To block CDK activity, embryos were treated with 0.5 μM PD0332991 (A8318, Palbociclib) or 0.2 μM CY202 (A1723, Palbociclib) from the shield stage to the bud stage. For CDK4/6 inhibition in cultured cells, HEK293T cells were treated with 0.5 μM PD0332991 for 5 hours prior to harvest. In order to examine which pathway is required for zFoxj1a degradation, HEK293T cells were transfected with plasmids expressing Flag-zFoxj1a and treated with 20 mM NH4Cl (A116363, Aladdin), 20 μM MG132 (M7449, Sigma) and 5 mM 3-MA (M9281, Sigma), respectively, for 5 hours prior to harvest.

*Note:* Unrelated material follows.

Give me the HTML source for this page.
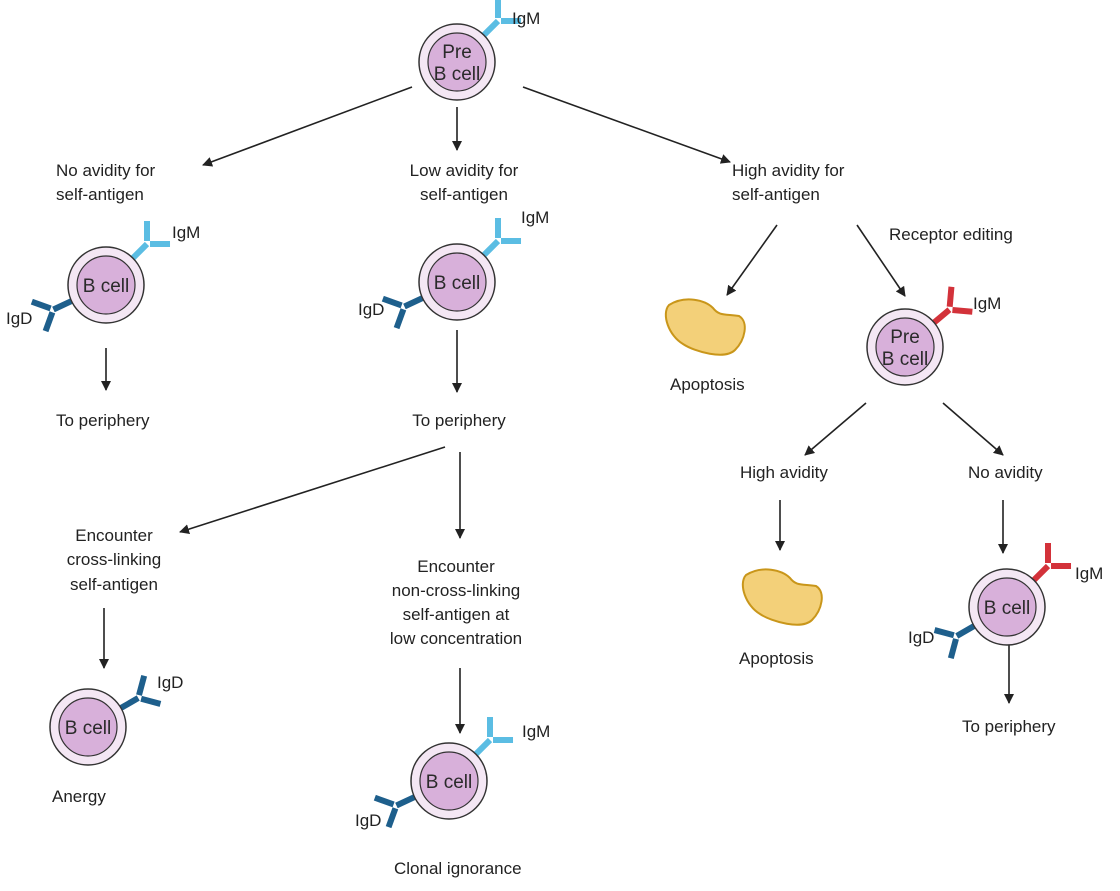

Fluorescent beads tracking

Fluorescent red beads of 1 uM diameter (1:500, 18660-5, Polysciences) were injected into the KV of embryos at the 6-somite stage. The resulting embryos were then embedded in 2% low melting agarose at the 10-somite stage for confocal imaging. Beads tracking videos and images were processed using Image Pro 6.0.

Antibodies and immunoprecipitation assays

For immunoblotting experiments, we used the following affinity-purified antibodies: Anti-Flag (1:5000; F2555, Sigma), anti-Myc (1:3000; M047-3, MBL), anti-HA (1:3000; CW0092A, CW), anti-β-Tubulin (1:5000, CW0098M, CWBIO), and anti-Foxj1 (1:200; ab220028, Abcam).

For coimmunoprecipitation assays, embryos or HEK293T cells were harvested and lysed with TNE lysis buffer (10mM Tris-HCl, pH 7.5, 150 mM NaCl, 2 mM EDTA, and 0.5% Nonidet P-40) containing a protease inhibitor mixture. Lysates were incubated with anti-Flag-agarose beads (A2220, Sigma) or protein A-Sepharose beads (101041, Invitrogen) and anti-phospho-Threonine-Proline antibody (1:5000; 9391, Cell Signaling) at 4°C for 4 hours. Beads were washed four times with TNE buffer. Bound proteins were then separated by SDS-PAGE and visualized by western blots.

In vitro GST Pull-Down

GST fusion proteins were expressed in Escherichia coli. strain BL21 and purified using Glutathione-Sepharose 4B beads (71024800-GE, GE Healthcare). GST-Myc-CDK4, GST-HA-cyclinD1, and GST-Flag-psmd4b were treated with Thrombin (1:1000; T4648, Sigma) to cleave their GST tags. For in vitro binding assays, GST-Foxj1a proteins were immobilized by Glutathione-Sepharose 4B beads and incubated with the indicated purified proteins at 4°C for 3 hours. Following washing, the bound proteins were separated with SDS-PAGE and analyzed by western blots.

In vitro kinase assay

For in vitro kinase assays, 1 μg GST-Foxj1a or GST-Foxj1a-T102A was incubated with 1 μg of the indicated purified proteins in 1×kinase buffer (25 mM Tris-Cl, pH7.5, 5 mM β-glycerophosphate, 0.1 mM Na3VO4, 10 mM MgCl2, 2 mM dithiothreitol) with or without 50 µM ATP (P0756S, New England Biolabs) at 30°C for 30 min. The mixture was then separated on 10% SDS-PAGE and visualized by western blots or Coomassie Blue staining.

Statistical analysis

Cilia number and length were measured using ImageJ software. All results were expressed as the mean ± SD. Differences between control and treated groups were analyzed using the unpaired two-tailed Student’s t-test. Results were considered statistically significant at p <0.05.